Ethier talked about how Ramirez changed the Dodgers' clubhouse culture when he was acquired in a trade in 2008. He spoke of how Ramirez taught a group of young players to be confident and became the middle-of-the-lineup presence that took them to the National League Championship Series.

Ethier said he was sad to hear that Ramirez's 19-year career was over — and that it ended the way it did.

"I remember watching him playing growing up," Ethier said. "You never really think you'll get a chance to play with him. It's tough to see.

"It's unfortunate. I guess when you're at the top and you feel yourself slipping, you'll find any way to stay there."

Furcal expressed similar feelings. Though he said he hadn't spoken to Ramirez in several months, Furcal was one of the Dodgers closest to him.

"It's sad because I think he can still play," Furcal said. "I think he can hit."

Furcal said that he, too, was offered encouragement by Ramirez, particularly when he was slumping.

"He always kept me positive," Furcal said.

Garland ready to go

If Jon Garland had his way, he wouldn't be scheduled to make a rehabilitation start for Class-A Rancho Cucamonga on Sunday. He would be pitching for the Dodgers instead.

"I don't think there's a chance in hell they're going to let me," Garland said of pitching in a major league game.

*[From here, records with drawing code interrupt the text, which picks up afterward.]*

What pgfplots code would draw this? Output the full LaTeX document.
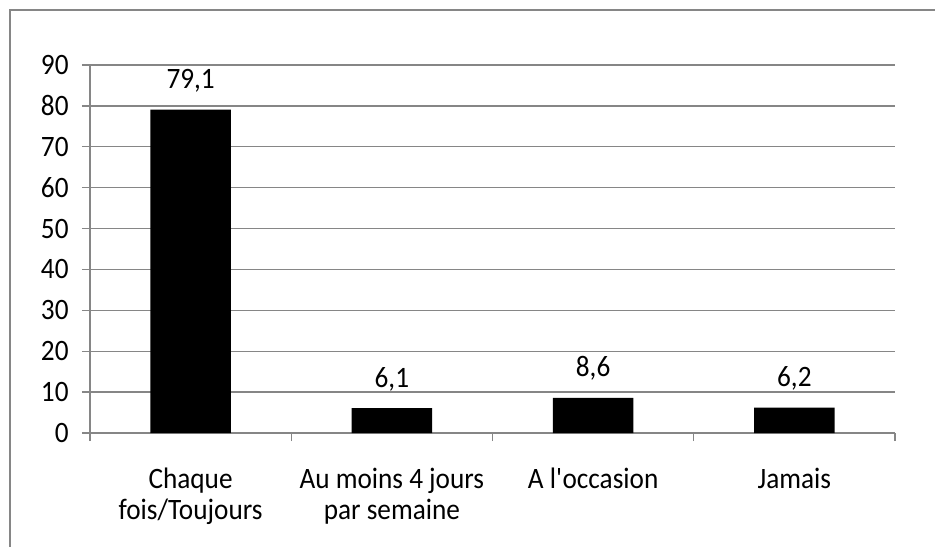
\documentclass[border=0pt]{standalone}
\usepackage{fontspec}
\setmainfont{Carlito}[FakeStretch=0.92]
\usepackage{pgfplots}
\pgfplotsset{compat=1.18}
\definecolor{gridc}{HTML}{868686}
\newcommand{\lblfont}{\fontsize{14.8}{15.5}\selectfont}
\begin{document}
\begin{tikzpicture}
\path[use as bounding box] (-45pt,-57pt) rectangle (422.5pt,216.5pt);
\draw[gridc, line width=0.7pt] (422.5pt,211.5pt) -- (-40pt,211.5pt) -- (-40pt,-57pt);
\begin{axis}[
  at={(0,0)}, anchor=south west,
  scale only axis, width=402.5pt, height=184pt,
  xmin=-0.5, xmax=3.5, ymin=0, ymax=90,
  ytick={0,10,...,90},
  xtick={-0.5,0.5,1.5,2.5,3.5},
  xticklabels={{Chaque\\fois/Toujours},{Au moins 4 jours\\par semaine},{A l\textquotesingle occasion},{Jamais},{}},
  axis x line*=bottom, axis y line*=left,
  axis line style={gridc, line width=0.7pt},
  ymajorgrids, major grid style={gridc, line width=0.7pt},
  tick align=outside, major tick length=4pt,
  tick style={gridc, line width=0.7pt},
  /pgf/number format/assume math mode=true,
  tick label style={font=\lblfont, inner sep=0pt},
  yticklabel style={anchor=east, xshift=-6.5pt},
  xticklabel style={anchor=north, align=center, xshift=50.3pt, yshift=-13.5pt},
  clip=false,
]
\addplot[ybar, fill=black, draw=none, bar width=0.4,
  nodes near coords={\pgfmathprintnumber[fixed,fixed zerofill,precision=1,use comma]{\pgfplotspointmeta}},
  every node near coord/.append style={font=\lblfont, black, anchor=base, inner sep=0pt, yshift=10.5pt}]
  coordinates {(0,79.1) (1,6.1) (2,8.6) (3,6.2)};
\end{axis}
\end{tikzpicture}
\end{document}
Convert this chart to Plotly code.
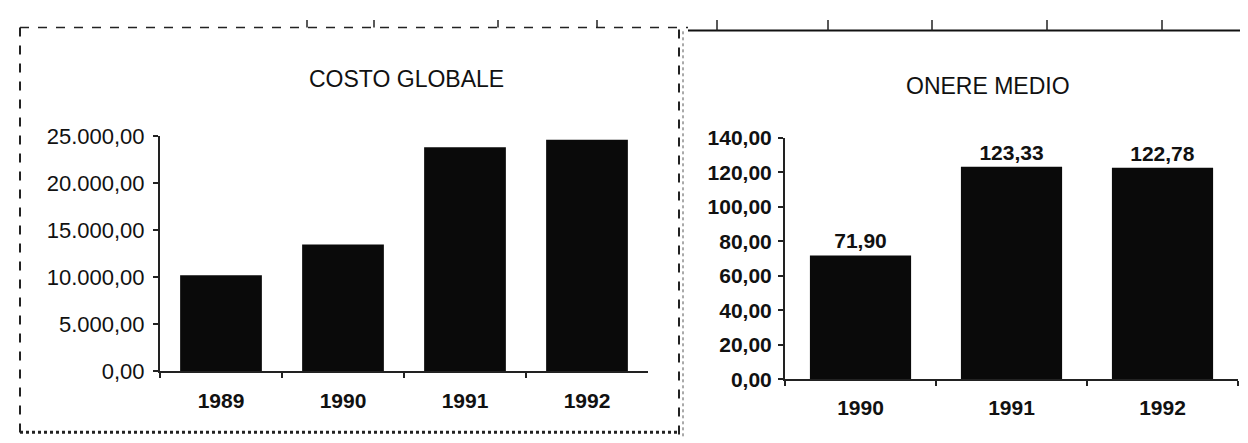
import plotly.graph_objects as go

# ---- data ----
years_costo = ["1989", "1990", "1991", "1992"]
costo_globale = [10200, 13450, 23800, 24600]

years_onere = ["1990", "1991", "1992"]
onere_medio = [71.90, 123.33, 122.78]

title_left = "COSTO GLOBALE"
title_right = "ONERE MEDIO"

W, H = 1248, 443


def px(x):
    return x / W


def py(y):
    return 1 - y / H


FONT = "Liberation Sans, Arial, sans-serif"
BOLD = "Liberation Sans, Arial, sans-serif"

fig = go.Figure()

fig.add_trace(go.Bar(
    x=years_costo, y=costo_globale, xaxis="x", yaxis="y",
    marker=dict(color="#0a0a0a", line=dict(width=0)),
    hoverinfo="skip", showlegend=False,
))

fig.add_trace(go.Bar(
    x=years_onere, y=onere_medio, xaxis="x2", yaxis="y2",
    marker=dict(color="#0a0a0a", line=dict(width=0)),
    texttemplate="<b>%{y:.2f}</b>", textposition="outside",
    textfont=dict(family=FONT, size=21, color="#111"),
    cliponaxis=False,
    hoverinfo="skip", showlegend=False,
))

axis_common = dict(
    showgrid=False, zeroline=False, showline=True, linecolor="#222",
    linewidth=2, ticks="outside", ticklen=5, tickcolor="#222", tickwidth=2,
    fixedrange=True,
)
reg_font = dict(family=FONT, size=22, color="#111")
year_font = dict(family=FONT, size=21, color="#111", weight="bold")

fig.update_layout(
    width=W, height=H,
    margin=dict(l=0, r=0, t=0, b=0),
    paper_bgcolor="white", plot_bgcolor="white",
    separators=",.",
    bargap=0.33,
    xaxis=dict(domain=[px(152), px(640)], anchor="y", tickfont=year_font,
               tickson="boundaries", ticklabelstandoff=10, **axis_common),
    yaxis=dict(domain=[py(372), py(123)], anchor="x", range=[0, 25000],
               dtick=5000, tickformat=",.2f", ticklabelstandoff=4,
               tickfont=reg_font, **axis_common),
    xaxis2=dict(domain=[px(777), px(1230)], anchor="y2", tickfont=year_font,
                tickson="boundaries", ticklabelstandoff=8, **axis_common),
    yaxis2=dict(domain=[py(381), py(125)], anchor="x2", range=[0, 140],
                dtick=20, tickformat=".2f", ticklabelstandoff=2,
                tickfont=dict(family=FONT, size=21, color="#111", weight="bold"),
                **axis_common),
    annotations=[
        dict(text=title_left, x=px(398), y=py(62), xref="paper", yref="paper",
             showarrow=False, xanchor="center", yanchor="middle",
             font=dict(family=FONT, size=23, color="#111")),
        dict(text=title_right, x=px(980), y=py(70), xref="paper", yref="paper",
             showarrow=False, xanchor="center", yanchor="middle",
             font=dict(family=FONT, size=23, color="#111")),
    ],
)

shapes = []
line_dash = dict(color="#222", width=2, dash="dash")
# left border
shapes.append(dict(type="line", xref="paper", yref="paper",
                   x0=px(12), x1=px(12), y0=py(8), y1=py(438), line=line_dash))
# bottom border of left panel
shapes.append(dict(type="line", xref="paper", yref="paper",
                   x0=px(12), x1=px(672), y0=py(437), y1=py(437),
                   line=dict(color="#222", width=3, dash="dot")))
# divider
shapes.append(dict(type="line", xref="paper", yref="paper",
                   x0=px(671), x1=px(671), y0=py(10), y1=py(443),
                   line=dict(color="#222", width=2, dash="dash")))
shapes.append(dict(type="line", xref="paper", yref="paper",
                   x0=px(675), x1=px(675), y0=py(12), y1=py(443),
                   line=dict(color="#555", width=1, dash="dot")))
# top rule
shapes.append(dict(type="line", xref="paper", yref="paper",
                   x0=px(12), x1=px(680), y0=py(8), y1=py(8),
                   line=dict(color="#222", width=1.5, dash="dash")))
shapes.append(dict(type="line", xref="paper", yref="paper",
                   x0=px(680), x1=px(1248), y0=py(11), y1=py(11),
                   line=dict(color="#111", width=2)))
for tx in [299, 366, 490, 589, 709, 820, 924, 1039, 1154]:
    yb = 8 if tx < 680 else 11
    shapes.append(dict(type="line", xref="paper", yref="paper",
                       x0=px(tx), x1=px(tx), y0=py(0), y1=py(yb),
                       line=dict(color="#222", width=1.5)))
fig.update_layout(shapes=shapes)

fig.write_html("out.html")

Garland laughed. The last time he faced major league hitters in a game was in spring training on March 9.

Asked of the chances he starts for the Dodgers on April 15, the next time the fifth spot in the rotation comes up, Garland said, "One hundred percent. If they tell me, 'No,' they're going to have a fight on their hands."

Manager Don Mattingly said Garland is scheduled to throw about 80 pitches Sunday.

Fundraiser for Stow

The Dodgers announced that they would hold a fundraising drive Monday for Bryan Stow, the San Francisco Giants fan beaten and critically injured in the Dodger Stadium parking lot after the home opener March 31. The Dodgers have invited fans to drop by the stadium Monday, when donations would be accepted for the trust fund established on behalf of Stow and his family.

The Giants previously announced that they would donate $10,000 to that found. The Dodgers said they would donate but declined to say how much.

"That's a private matter," spokesman Josh Rawitch said.

Short hops

Bonus baby Zach Lee, the Dodgers' first-round draft pick last year, pitched four scoreless innings in his professional debut. Lee struck out five, walked three and gave up two hits for Class-A Great Lakes. … Mattingly's son, minor league infielder Preston Mattingly, was re-signed by the Dodgers. The Dodgers' No. 1 draft pick in 2006, Mattingly was released by the Cleveland Indians at the end of spring training. He has never played above Class A.